Die Bilder des „sozialistischen Realismus“, die dieser Lady Macbeth zugedacht wurden, funktionieren mit strikten Bühnen-Realismen. So überzeugend und doch ironisch gebrochen habe ich diese — in den letzten Jahren häufig gespielte — Oper noch nie gesehen. Da stört der Pope nicht sonderlich, der den Mord mit dem Rattengift im Pilz-Mahl durch seinen besoffenen Kopf vernebelt. Auch dieser Geistliche ist eben ein Relikt der „alten Gesellschaft“ in der neuen — und diese neue Gesellschaft ist nicht minder totalitär.

Die Fortsetzung der Liebe zwischen Katja und Sergej findet sich auf einem jener (mit großer Plastik- Plane zugedeckten und mit alten Traktor-Reifen beschwerten) Silos. Dort wird auch (fast beiläufig) Katerinas Ehemann aus dem Weg geräumt.

Diese „Transposition“ in dieses Schostakowitsch-Rußland ist höchst plausibel; erst recht das grandiose Schluß-Bild: der trostlose Marsch der Gefangenen nach Sibirien, der sie dezimieren soll. Katerina springt tatsächlich (und bestens sichtbar) in einen kleinen See, der sich in der Mitte der Bühne auftut; sie reißt Sergejs neue Geliebte Sonietka mit in die Tiefe.

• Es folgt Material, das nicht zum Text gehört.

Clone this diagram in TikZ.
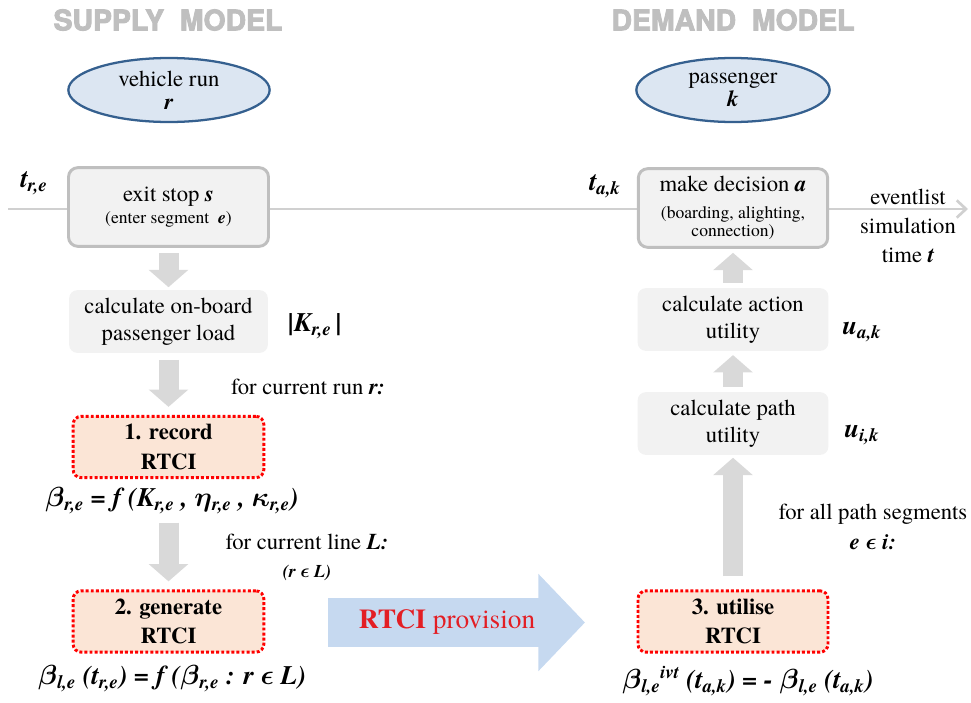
\documentclass[tikz,border=0pt]{standalone}
\usepackage{fontspec}
\setmainfont{texgyretermes-regular.otf}[
  BoldFont=texgyretermes-bold.otf,
  ItalicFont=texgyretermes-italic.otf,
  BoldItalicFont=texgyretermes-bolditalic.otf]
\newfontfamily\headfont{TeX Gyre Heros}[BoldFeatures={FakeBold=3}]
\usepackage{bm}
\usetikzlibrary{shapes,arrows.meta,positioning}

\definecolor{boxfill}{HTML}{F2F2F2}
\definecolor{boxedge}{HTML}{BFBFBF}
\definecolor{flowgrey}{HTML}{D9D9D9}
\definecolor{agentfill}{HTML}{DCE6F2}
\definecolor{agentedge}{HTML}{35608F}
\definecolor{rtcifill}{HTML}{FBE5D6}
\definecolor{provfill}{HTML}{C6D9F0}
\definecolor{headgrey}{HTML}{BFBFBF}
\definecolor{timegrey}{HTML}{D0D0D0}
\definecolor{provred}{HTML}{E31E24}

\newcommand{\bi}[1]{\textbf{\textit{#1}}}
\newcommand{\gk}[1]{$\bm{#1}$}
\newcommand{\smalltxt}{\fontsize{13.2}{15}\selectfont}
\newcommand{\elem}{$\bm{\epsilon}$}

\tikzset{
  header/.style={font=\headfont\bfseries\fontsize{21.3}{24}\selectfont,text=headgrey},
  agent/.style={ellipse,draw=agentedge,fill=agentfill,line width=1.7pt,
    minimum height=48pt,inner sep=0pt,align=center},
  event/.style={rectangle,rounded corners=7pt,draw=boxedge,line width=2.2pt,
    fill=boxfill,minimum height=59pt,align=center},
  calc/.style={rectangle,rounded corners=6pt,fill=boxfill,minimum height=47pt,align=center},
  rtci/.style={rectangle,rounded corners=6pt,draw=red,fill=rtcifill,line width=2.2pt,
    dash pattern=on 2.2pt off 1.6pt,minimum height=46pt,align=center,
    font=\bfseries\fontsize{17}{20}\selectfont},
  var/.style={font=\bfseries\itshape\fontsize{20}{24}\selectfont},
  formula/.style={font=\bfseries\itshape\fontsize{20}{24}\selectfont,inner sep=0pt},
  flow/.style={draw=flowgrey,line width=15pt,-{Triangle[width=29pt,length=13pt]}},
  timeline/.style={draw=timegrey,line width=2pt,-{Straight Barb[length=7pt,width=13pt]}},
  provision/.style={draw=provfill,line width=36.75pt,-{Triangle[width=71pt,length=35pt]}}
}

\begin{document}
\begin{tikzpicture}[x=0.75pt,y=-0.75pt,font=\fontsize{17}{20}\selectfont]
  \useasboundingbox (0,0) rectangle (971,703);

  % time axis behind the event boxes
  \coordinate (tstart) at (8,209);
  \coordinate (tend) at (968,209);
  \draw[timeline] (tstart) -- (tend);

  \node[header] (supply) at (168,20) {SUPPLY\ \ MODEL};
  \node[header] (demand) at (733,20) {DEMAND\ \ MODEL};

  \node[agent,minimum width=151pt] (run) at (169,90) {vehicle run\\[-3pt]\bi{r}};
  \node[agent,minimum width=145pt] (pass) at (733,90) {passenger\\[-3pt]\bi{k}};

  \node[event,minimum width=150pt] (exit) at (168.5,207)
    {exit stop \bi{s}\\[-4pt]{\smalltxt (enter segment\ \ \bi{e})}};
  \node[event,minimum width=142pt] (decide) at (733,208)
    {make decision \bi{a}\\[0pt]{\smalltxt (boarding, alighting,}\\[-6pt]{\smalltxt connection)}};
  \node[var] (tre) at (34,183) {t\textsubscript{r,e}};
  \node[var] (tak) at (605,186) {t\textsubscript{a,k}};
  \node[align=center] (clock) at (908,226) {eventlist\\[2pt]simulation\\[2pt]time \bi{t}};

  % supply side
  \node[calc,minimum width=149pt] (load) at (168.5,321.5) {calculate on-board\\passenger load};
  \node[var] (Kre) at (315,326) {|K\textsubscript{r,e}\,|};
  \node (runnote) at (308,387) {for current run \bi{r:}};
  \node[rtci,minimum width=143pt] (rec) at (168.5,447) {1. record\\[2pt]RTCI};
  \node[formula] (beta1) at (172,501)
    {\gk{\beta}\textsubscript{r,e} = f (K\textsubscript{r,e} , \gk{\eta}\textsubscript{r,e} , \gk{\kappa}\textsubscript{r,e})};
  \node[align=center] (linenote) at (307,557)
    {for current line \bi{L:}\\[1pt]{\fontsize{13.5}{15}\selectfont\bfseries\itshape (r \elem\ L)}};
  \node[rtci,minimum width=143pt] (gen) at (168.5,621.5) {2. generate\\[2pt]RTCI};
  \node[formula] (beta2) at (172,679)
    {\gk{\beta}\textsubscript{l,e} (t\textsubscript{r,e}) = f (\gk{\beta}\textsubscript{r,e} : r \elem\ L)};

  % demand side
  \node[calc,minimum width=143pt] (act) at (733,319.5) {calculate action\\utility};
  \node[var] (uak) at (862,332) {u\textsubscript{a,k}};
  \node[calc,minimum width=143pt] (path) at (733,423.5) {calculate path\\utility};
  \node[var] (uik) at (862,435) {u\textsubscript{i,k}};
  \node[align=center] (segnote) at (873,527) {for all path segments\\[2pt]\bi{e \elem\ i:}};
  \node[rtci,minimum width=142.5pt] (use) at (733,621.5) {3. utilise\\[2pt]RTCI};
  \node[formula] (beta3) at (748,681)
    {\gk{\beta}\textsubscript{l,e}\textsuperscript{ivt} (t\textsubscript{a,k}) = - \gk{\beta}\textsubscript{l,e} (t\textsubscript{a,k})};

  % RTCI handed over
  \coordinate (provL) at (328,622.5);
  \coordinate (provR) at (585,622.5);
  \draw[provision] (provL) -- (provR);
  \node[font=\fontsize{20.5}{24}\selectfont,text=provred] (prov) at (447,622) {\textbf{RTCI} provision};

  \draw[flow,shorten <=4pt,shorten >=2pt] (exit) -- (load);
  \draw[flow,shorten <=5pt,shorten >=6pt] (load) -- (rec);
  \draw[flow,shorten <=6pt,shorten >=6pt] (gen.north |- beta1.south) -- (gen.north);
  \draw[flow,shorten <=4pt,shorten >=3pt] (act) -- (decide);
  \draw[flow,shorten <=4pt,shorten >=3pt] (path) -- (act);
  \draw[flow,shorten <=10pt,shorten >=2pt] (use) -- (path);
\end{tikzpicture}
\end{document}
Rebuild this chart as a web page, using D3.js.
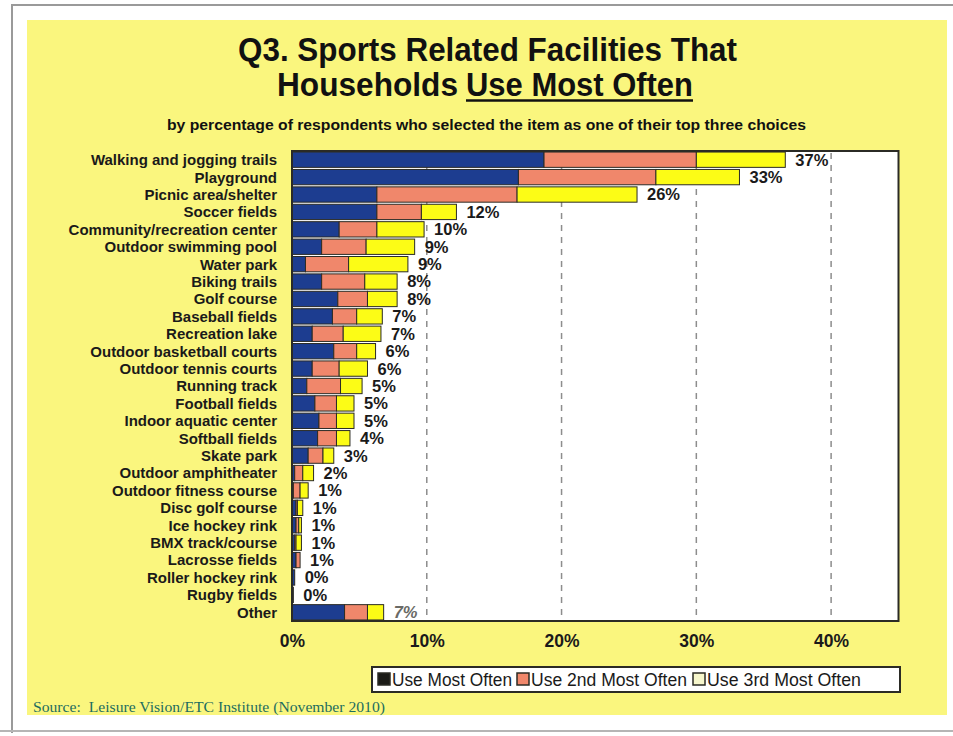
<!DOCTYPE html>
<html>
<head>
<meta charset="utf-8">
<script src="https://cdn.jsdelivr.net/npm/d3@7"></script>
<style>
  html, body { margin: 0; padding: 0; background: #ffffff; }
  svg { display: block; }
</style>
</head>
<body>
<svg id="chart" width="953" height="736"></svg>
<script>
// Facilities, top to bottom
const categories = [
  "Walking and jogging trails", "Playground", "Picnic area/shelter", "Soccer fields",
  "Community/recreation center", "Outdoor swimming pool", "Water park", "Biking trails",
  "Golf course", "Baseball fields", "Recreation lake", "Outdoor basketball courts",
  "Outdoor tennis courts", "Running track", "Football fields", "Indoor aquatic center",
  "Softball fields", "Skate park", "Outdoor amphitheater", "Outdoor fitness course",
  "Disc golf course", "Ice hockey rink", "BMX track/course", "Lacrosse fields",
  "Roller hockey rink", "Rugby fields", "Other"
];

// Percent of respondents, by rank of choice
const useMostOften = [18.7, 16.8, 6.3, 6.3, 3.5, 2.2, 1.0, 2.2, 3.4, 3.0, 1.5, 3.1, 1.5, 1.1, 1.7, 2.0, 1.9, 1.2, 0.2, 0.1, 0.3, 0.3, 0.2, 0.3, 0.2, 0.1, 3.9];
const useSecondMost = [11.3, 10.2, 10.4, 3.3, 2.8, 3.3, 3.2, 3.2, 2.2, 1.8, 2.3, 1.7, 2.0, 2.5, 1.6, 1.3, 1.4, 1.1, 0.6, 0.5, 0.1, 0.2, 0.1, 0.3, 0.0, 0.0, 1.7];
const useThirdMost  = [6.6, 6.2, 8.9, 2.6, 3.5, 3.6, 4.4, 2.4, 2.2, 1.9, 2.8, 1.4, 2.1, 1.6, 1.3, 1.3, 1.0, 0.8, 0.8, 0.6, 0.4, 0.2, 0.4, 0.0, 0.0, 0.0, 1.2];

const seriesNames = ["Use Most Often", "Use 2nd Most Often", "Use 3rd Most Often"];
const tickValues = [0, 10, 20, 30, 40];

const rows = categories.map((c, i) => ({
  category: c,
  first: useMostOften[i],
  second: useSecondMost[i],
  third: useThirdMost[i]
}));
const keys = ["first", "second", "third"];

const barColors = { first: "#1d3d90", second: "#f0876b", third: "#fcfc16" };
const swatchColors = ["#1b1b17", "#f0876b", "#f7f7cc"];

const svg = d3.select("#chart");

// page frame and panel
svg.append("rect").attr("x", 0).attr("y", 0).attr("width", 953).attr("height", 736).attr("fill", "#ffffff");
svg.append("path")
  .attr("d", "M12,733 L12,5 L953,5")
  .attr("fill", "none").attr("stroke", "#9a9a9a").attr("stroke-width", 2);
svg.append("line").attr("x1", 0).attr("x2", 953).attr("y1", 731).attr("y2", 731)
  .attr("stroke", "#b5b5b5").attr("stroke-width", 2);
svg.append("rect").attr("x", 27).attr("y", 20).attr("width", 920).attr("height", 695).attr("fill", "#faf67e");

// titles
const titleFont = "'Liberation Sans Narrow', 'Arial Narrow', 'Liberation Sans', Arial, sans-serif";
function fitText(sel, width) {
  sel.attr("textLength", width).attr("lengthAdjust", "spacingAndGlyphs");
  return sel;
}
fitText(svg.append("text")
  .attr("x", 238).attr("y", 61)
  .attr("font-family", titleFont).attr("font-weight", "bold").attr("font-size", 33)
  .attr("fill", "#111")
  .text("Q3. Sports Related Facilities That"), 499);
fitText(svg.append("text")
  .attr("x", 277).attr("y", 96)
  .attr("font-family", titleFont).attr("font-weight", "bold").attr("font-size", 33)
  .attr("fill", "#111")
  .text("Households"), 181);
fitText(svg.append("text")
  .attr("x", 466).attr("y", 96)
  .attr("font-family", titleFont).attr("font-weight", "bold").attr("font-size", 33)
  .attr("fill", "#111")
  .text("Use Most Often"), 227);
svg.append("line").attr("x1", 466).attr("x2", 693).attr("y1", 100.5).attr("y2", 100.5)
  .attr("stroke", "#111").attr("stroke-width", 2.5);
fitText(svg.append("text")
  .attr("x", 167).attr("y", 130)
  .attr("font-family", titleFont).attr("font-weight", "bold").attr("font-size", 15)
  .attr("fill", "#111")
  .text("by percentage of respondents who selected the item as one of their top three choices"), 639);

// scales
const x = d3.scaleLinear().domain([0, 45]).range([292, 898.5]);
const y = d3.scaleBand().domain(categories).range([151, 621]).paddingInner(0.12).paddingOuter(0.06);

// plot area
svg.append("rect")
  .attr("x", x(0)).attr("y", 151).attr("width", x(45) - x(0)).attr("height", 470)
  .attr("fill", "#ffffff");

svg.append("g").selectAll("line")
  .data(tickValues.filter(d => d > 0))
  .join("line")
  .attr("x1", d => x(d)).attr("x2", d => x(d))
  .attr("y1", 153).attr("y2", 620)
  .attr("stroke", "#8d8d8d").attr("stroke-width", 1.5).attr("stroke-dasharray", "6,6");

// stacked bars
const stacked = d3.stack().keys(keys)(rows);
svg.append("g").selectAll("g")
  .data(stacked)
  .join("g")
  .attr("fill", d => barColors[d.key])
  .selectAll("rect")
  .data(d => d.filter(s => s[1] - s[0] > 0))
  .join("rect")
  .attr("x", d => x(d[0]))
  .attr("y", d => y(d.data.category))
  .attr("width", d => x(d[1]) - x(d[0]))
  .attr("height", y.bandwidth())
  .attr("stroke", "#2b2b25").attr("stroke-width", 1);

svg.append("rect")
  .attr("x", x(0)).attr("y", 151).attr("width", x(45) - x(0)).attr("height", 470)
  .attr("fill", "none").attr("stroke", "#2b2b25").attr("stroke-width", 2);

// value labels
const bodyFont = "'Liberation Sans', Arial, Helvetica, sans-serif";
svg.append("g").selectAll("text")
  .data(rows)
  .join("text")
  .attr("x", d => x(d.first + d.second + d.third) + 10)
  .attr("y", d => y(d.category) + y.bandwidth() / 2)
  .attr("dy", "0.36em")
  .attr("font-family", bodyFont).attr("font-weight", "bold").attr("font-size", 16.5)
  .attr("font-style", d => d.category === "Other" ? "italic" : "normal")
  .attr("fill", d => d.category === "Other" ? "#6a6a66" : "#1a1a1a")
  .text(d => Math.round(d.first + d.second + d.third) + "%");

// category labels
svg.append("g").selectAll("text")
  .data(categories)
  .join("text")
  .attr("x", 277)
  .attr("y", d => y(d) + y.bandwidth() / 2)
  .attr("dy", "0.36em")
  .attr("text-anchor", "end")
  .attr("font-family", bodyFont).attr("font-weight", "bold").attr("font-size", 15)
  .attr("fill", "#1a1a1a")
  .text(d => d);

// x axis
const axis = svg.append("g")
  .attr("transform", "translate(0,621)")
  .call(d3.axisBottom(x).tickValues(tickValues).tickFormat(d => d + "%").tickSize(0).tickPadding(14));
axis.select(".domain").remove();
axis.selectAll("text")
  .attr("font-family", bodyFont).attr("font-weight", "bold").attr("font-size", 17.5)
  .attr("fill", "#1a1a1a");

// legend
const legend = svg.append("g");
legend.append("rect")
  .attr("x", 372).attr("y", 667).attr("width", 528).attr("height", 25)
  .attr("fill", "#ffffff").attr("stroke", "#2b2b25").attr("stroke-width", 2);
const legendSwatchX = [378, 517, 693];
const legendTextWidth = [120, 156, 154];
seriesNames.forEach((name, i) => {
  legend.append("rect")
    .attr("x", legendSwatchX[i]).attr("y", 673).attr("width", 12).attr("height", 12)
    .attr("fill", swatchColors[i]).attr("stroke", "#2b2b25").attr("stroke-width", 1.5);
  fitText(legend.append("text")
    .attr("x", legendSwatchX[i] + 14).attr("y", 686)
    .attr("font-family", titleFont).attr("font-size", 18).attr("fill", "#1a1a1a")
    .text(name), legendTextWidth[i]);
});

// source note
fitText(svg.append("text")
  .attr("x", 33).attr("y", 712)
  .attr("font-family", "'Liberation Serif', 'Times New Roman', serif").attr("font-size", 14.5)
  .attr("fill", "#1d6d5e")
  .attr("xml:space", "preserve")
  .text("Source:  Leisure Vision/ETC Institute (November 2010)"), 352);
</script>
</body>
</html>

Beide versinken mit einem Schrei, tauchen noch einmal auf — und sind dann für immer weg. Auch das alles: hyper-realistisch. Ganz auf der von André Engel eingeschlagenen Linie, die sich durch hohen Theater-Perfektionismus auszeichnet.

Mit dieser Lady Macbeth-Inszenierung hat die Pariser Oper endlich wieder eine Attraktion. Aber es muß wohl noch etwas mehr (und qualitativ Ebenbürtiges) hinzukommen, damit sich die enormen Kosten des teuersten Opernhauses der Welt rechtfertigen.